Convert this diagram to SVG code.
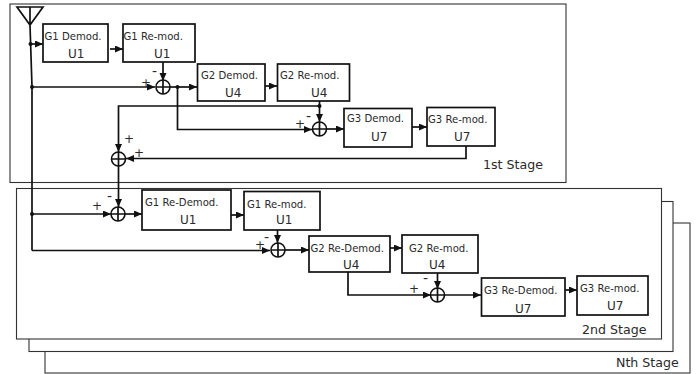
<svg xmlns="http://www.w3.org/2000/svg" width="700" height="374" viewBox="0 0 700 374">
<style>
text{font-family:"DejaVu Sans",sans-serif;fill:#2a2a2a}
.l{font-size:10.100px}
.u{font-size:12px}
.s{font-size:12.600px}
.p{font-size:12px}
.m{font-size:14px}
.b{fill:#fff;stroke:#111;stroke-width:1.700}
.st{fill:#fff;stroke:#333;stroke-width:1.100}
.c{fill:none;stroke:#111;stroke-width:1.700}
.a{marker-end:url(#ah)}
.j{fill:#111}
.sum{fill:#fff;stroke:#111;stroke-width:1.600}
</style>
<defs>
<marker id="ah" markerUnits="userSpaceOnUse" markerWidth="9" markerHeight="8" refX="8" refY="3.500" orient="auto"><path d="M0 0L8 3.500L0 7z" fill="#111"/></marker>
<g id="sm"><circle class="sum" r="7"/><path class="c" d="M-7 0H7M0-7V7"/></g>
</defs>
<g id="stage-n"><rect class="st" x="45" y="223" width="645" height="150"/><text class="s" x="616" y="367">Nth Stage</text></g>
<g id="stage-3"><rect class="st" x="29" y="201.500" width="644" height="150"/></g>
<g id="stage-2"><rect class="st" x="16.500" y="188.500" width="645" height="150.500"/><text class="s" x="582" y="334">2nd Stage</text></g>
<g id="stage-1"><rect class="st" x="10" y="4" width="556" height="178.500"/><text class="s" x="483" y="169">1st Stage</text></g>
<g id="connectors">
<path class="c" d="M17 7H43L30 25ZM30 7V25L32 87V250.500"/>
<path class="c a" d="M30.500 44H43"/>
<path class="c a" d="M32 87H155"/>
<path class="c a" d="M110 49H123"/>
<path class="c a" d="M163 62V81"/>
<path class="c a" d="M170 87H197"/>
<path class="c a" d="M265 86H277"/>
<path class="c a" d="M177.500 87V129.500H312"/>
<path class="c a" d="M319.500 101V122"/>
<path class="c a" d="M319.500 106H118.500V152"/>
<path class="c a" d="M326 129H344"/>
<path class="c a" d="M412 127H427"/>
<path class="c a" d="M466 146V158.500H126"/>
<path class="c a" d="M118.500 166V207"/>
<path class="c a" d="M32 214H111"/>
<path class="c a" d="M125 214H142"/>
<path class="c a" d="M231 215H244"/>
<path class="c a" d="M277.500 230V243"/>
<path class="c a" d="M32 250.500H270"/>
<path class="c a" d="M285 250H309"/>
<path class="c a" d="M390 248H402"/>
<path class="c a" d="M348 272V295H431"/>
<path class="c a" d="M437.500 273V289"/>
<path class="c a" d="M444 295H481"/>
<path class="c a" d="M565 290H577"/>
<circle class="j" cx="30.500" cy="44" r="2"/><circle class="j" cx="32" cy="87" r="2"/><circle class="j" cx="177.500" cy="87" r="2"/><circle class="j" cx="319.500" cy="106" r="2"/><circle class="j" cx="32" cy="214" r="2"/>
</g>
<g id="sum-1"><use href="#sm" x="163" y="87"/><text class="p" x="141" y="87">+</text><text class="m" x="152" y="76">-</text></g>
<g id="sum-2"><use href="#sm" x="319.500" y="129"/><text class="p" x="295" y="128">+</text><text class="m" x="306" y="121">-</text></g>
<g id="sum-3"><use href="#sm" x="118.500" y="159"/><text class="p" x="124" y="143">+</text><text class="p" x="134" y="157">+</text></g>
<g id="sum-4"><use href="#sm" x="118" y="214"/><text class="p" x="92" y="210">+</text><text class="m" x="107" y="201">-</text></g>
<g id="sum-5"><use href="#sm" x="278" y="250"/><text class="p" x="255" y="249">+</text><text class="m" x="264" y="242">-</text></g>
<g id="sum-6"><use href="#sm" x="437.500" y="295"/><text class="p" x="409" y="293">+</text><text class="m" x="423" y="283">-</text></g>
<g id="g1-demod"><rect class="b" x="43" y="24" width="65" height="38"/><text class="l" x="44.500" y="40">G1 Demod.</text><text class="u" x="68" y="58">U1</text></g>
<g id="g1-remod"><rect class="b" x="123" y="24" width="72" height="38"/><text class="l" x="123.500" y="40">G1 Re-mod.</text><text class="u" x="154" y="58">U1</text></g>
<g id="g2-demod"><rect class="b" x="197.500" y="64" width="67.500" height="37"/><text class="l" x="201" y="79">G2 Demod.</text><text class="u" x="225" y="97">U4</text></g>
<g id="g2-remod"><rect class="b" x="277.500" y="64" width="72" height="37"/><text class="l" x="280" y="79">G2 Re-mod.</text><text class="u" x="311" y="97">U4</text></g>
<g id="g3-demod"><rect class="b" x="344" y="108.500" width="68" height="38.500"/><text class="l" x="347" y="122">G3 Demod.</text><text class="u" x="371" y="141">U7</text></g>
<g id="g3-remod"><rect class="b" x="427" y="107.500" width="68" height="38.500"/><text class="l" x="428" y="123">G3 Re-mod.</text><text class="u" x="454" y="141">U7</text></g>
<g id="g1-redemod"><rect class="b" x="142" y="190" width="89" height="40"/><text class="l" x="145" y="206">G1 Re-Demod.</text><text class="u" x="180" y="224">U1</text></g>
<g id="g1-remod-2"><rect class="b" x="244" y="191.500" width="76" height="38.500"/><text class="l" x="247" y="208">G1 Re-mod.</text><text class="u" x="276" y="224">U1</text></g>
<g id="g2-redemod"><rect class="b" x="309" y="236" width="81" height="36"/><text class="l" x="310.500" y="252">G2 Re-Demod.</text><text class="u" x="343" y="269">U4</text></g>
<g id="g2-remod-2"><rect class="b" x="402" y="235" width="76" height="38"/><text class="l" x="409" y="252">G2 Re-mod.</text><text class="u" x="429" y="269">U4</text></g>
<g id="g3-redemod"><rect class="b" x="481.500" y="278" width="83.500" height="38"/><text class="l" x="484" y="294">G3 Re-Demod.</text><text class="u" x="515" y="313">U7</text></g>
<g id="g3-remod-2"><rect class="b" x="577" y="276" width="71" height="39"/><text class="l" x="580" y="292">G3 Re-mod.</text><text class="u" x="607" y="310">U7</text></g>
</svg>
══════════
Exercise prompt = Using the data above, write out every line exactly, leaving the images behind.

Solved exercise =
Convert this diagram to SVG code.
<svg xmlns="http://www.w3.org/2000/svg" width="700" height="374" viewBox="0 0 700 374">
<style>
text{font-family:"DejaVu Sans",sans-serif;fill:#2a2a2a}
.l{font-size:10.100px}
.u{font-size:12px}
.s{font-size:12.600px}
.p{font-size:12px}
.m{font-size:14px}
.b{fill:#fff;stroke:#111;stroke-width:1.700}
.st{fill:#fff;stroke:#333;stroke-width:1.100}
.c{fill:none;stroke:#111;stroke-width:1.700}
.a{marker-end:url(#ah)}
.j{fill:#111}
.sum{fill:#fff;stroke:#111;stroke-width:1.600}
</style>
<defs>
<marker id="ah" markerUnits="userSpaceOnUse" markerWidth="9" markerHeight="8" refX="8" refY="3.500" orient="auto"><path d="M0 0L8 3.500L0 7z" fill="#111"/></marker>
<g id="sm"><circle class="sum" r="7"/><path class="c" d="M-7 0H7M0-7V7"/></g>
</defs>
<g id="stage-n"><rect class="st" x="45" y="223" width="645" height="150"/><text class="s" x="616" y="367">Nth Stage</text></g>
<g id="stage-3"><rect class="st" x="29" y="201.500" width="644" height="150"/></g>
<g id="stage-2"><rect class="st" x="16.500" y="188.500" width="645" height="150.500"/><text class="s" x="582" y="334">2nd Stage</text></g>
<g id="stage-1"><rect class="st" x="10" y="4" width="556" height="178.500"/><text class="s" x="483" y="169">1st Stage</text></g>
<g id="connectors">
<path class="c" d="M17 7H43L30 25ZM30 7V25L32 87V250.500"/>
<path class="c a" d="M30.500 44H43"/>
<path class="c a" d="M32 87H155"/>
<path class="c a" d="M110 49H123"/>
<path class="c a" d="M163 62V81"/>
<path class="c a" d="M170 87H197"/>
<path class="c a" d="M265 86H277"/>
<path class="c a" d="M177.500 87V129.500H312"/>
<path class="c a" d="M319.500 101V122"/>
<path class="c a" d="M319.500 106H118.500V152"/>
<path class="c a" d="M326 129H344"/>
<path class="c a" d="M412 127H427"/>
<path class="c a" d="M466 146V158.500H126"/>
<path class="c a" d="M118.500 166V207"/>
<path class="c a" d="M32 214H111"/>
<path class="c a" d="M125 214H142"/>
<path class="c a" d="M231 215H244"/>
<path class="c a" d="M277.500 230V243"/>
<path class="c a" d="M32 250.500H270"/>
<path class="c a" d="M285 250H309"/>
<path class="c a" d="M390 248H402"/>
<path class="c a" d="M348 272V295H431"/>
<path class="c a" d="M437.500 273V289"/>
<path class="c a" d="M444 295H481"/>
<path class="c a" d="M565 290H577"/>
<circle class="j" cx="30.500" cy="44" r="2"/><circle class="j" cx="32" cy="87" r="2"/><circle class="j" cx="177.500" cy="87" r="2"/><circle class="j" cx="319.500" cy="106" r="2"/><circle class="j" cx="32" cy="214" r="2"/>
</g>
<g id="sum-1"><use href="#sm" x="163" y="87"/><text class="p" x="141" y="87">+</text><text class="m" x="152" y="76">-</text></g>
<g id="sum-2"><use href="#sm" x="319.500" y="129"/><text class="p" x="295" y="128">+</text><text class="m" x="306" y="121">-</text></g>
<g id="sum-3"><use href="#sm" x="118.500" y="159"/><text class="p" x="124" y="143">+</text><text class="p" x="134" y="157">+</text></g>
<g id="sum-4"><use href="#sm" x="118" y="214"/><text class="p" x="92" y="210">+</text><text class="m" x="107" y="201">-</text></g>
<g id="sum-5"><use href="#sm" x="278" y="250"/><text class="p" x="255" y="249">+</text><text class="m" x="264" y="242">-</text></g>
<g id="sum-6"><use href="#sm" x="437.500" y="295"/><text class="p" x="409" y="293">+</text><text class="m" x="423" y="283">-</text></g>
<g id="g1-demod"><rect class="b" x="43" y="24" width="65" height="38"/><text class="l" x="44.500" y="40">G1 Demod.</text><text class="u" x="68" y="58">U1</text></g>
<g id="g1-remod"><rect class="b" x="123" y="24" width="72" height="38"/><text class="l" x="123.500" y="40">G1 Re-mod.</text><text class="u" x="154" y="58">U1</text></g>
<g id="g2-demod"><rect class="b" x="197.500" y="64" width="67.500" height="37"/><text class="l" x="201" y="79">G2 Demod.</text><text class="u" x="225" y="97">U4</text></g>
<g id="g2-remod"><rect class="b" x="277.500" y="64" width="72" height="37"/><text class="l" x="280" y="79">G2 Re-mod.</text><text class="u" x="311" y="97">U4</text></g>
<g id="g3-demod"><rect class="b" x="344" y="108.500" width="68" height="38.500"/><text class="l" x="347" y="122">G3 Demod.</text><text class="u" x="371" y="141">U7</text></g>
<g id="g3-remod"><rect class="b" x="427" y="107.500" width="68" height="38.500"/><text class="l" x="428" y="123">G3 Re-mod.</text><text class="u" x="454" y="141">U7</text></g>
<g id="g1-redemod"><rect class="b" x="142" y="190" width="89" height="40"/><text class="l" x="145" y="206">G1 Re-Demod.</text><text class="u" x="180" y="224">U1</text></g>
<g id="g1-remod-2"><rect class="b" x="244" y="191.500" width="76" height="38.500"/><text class="l" x="247" y="208">G1 Re-mod.</text><text class="u" x="276" y="224">U1</text></g>
<g id="g2-redemod"><rect class="b" x="309" y="236" width="81" height="36"/><text class="l" x="310.500" y="252">G2 Re-Demod.</text><text class="u" x="343" y="269">U4</text></g>
<g id="g2-remod-2"><rect class="b" x="402" y="235" width="76" height="38"/><text class="l" x="409" y="252">G2 Re-mod.</text><text class="u" x="429" y="269">U4</text></g>
<g id="g3-redemod"><rect class="b" x="481.500" y="278" width="83.500" height="38"/><text class="l" x="484" y="294">G3 Re-Demod.</text><text class="u" x="515" y="313">U7</text></g>
<g id="g3-remod-2"><rect class="b" x="577" y="276" width="71" height="39"/><text class="l" x="580" y="292">G3 Re-mod.</text><text class="u" x="607" y="310">U7</text></g>
</svg>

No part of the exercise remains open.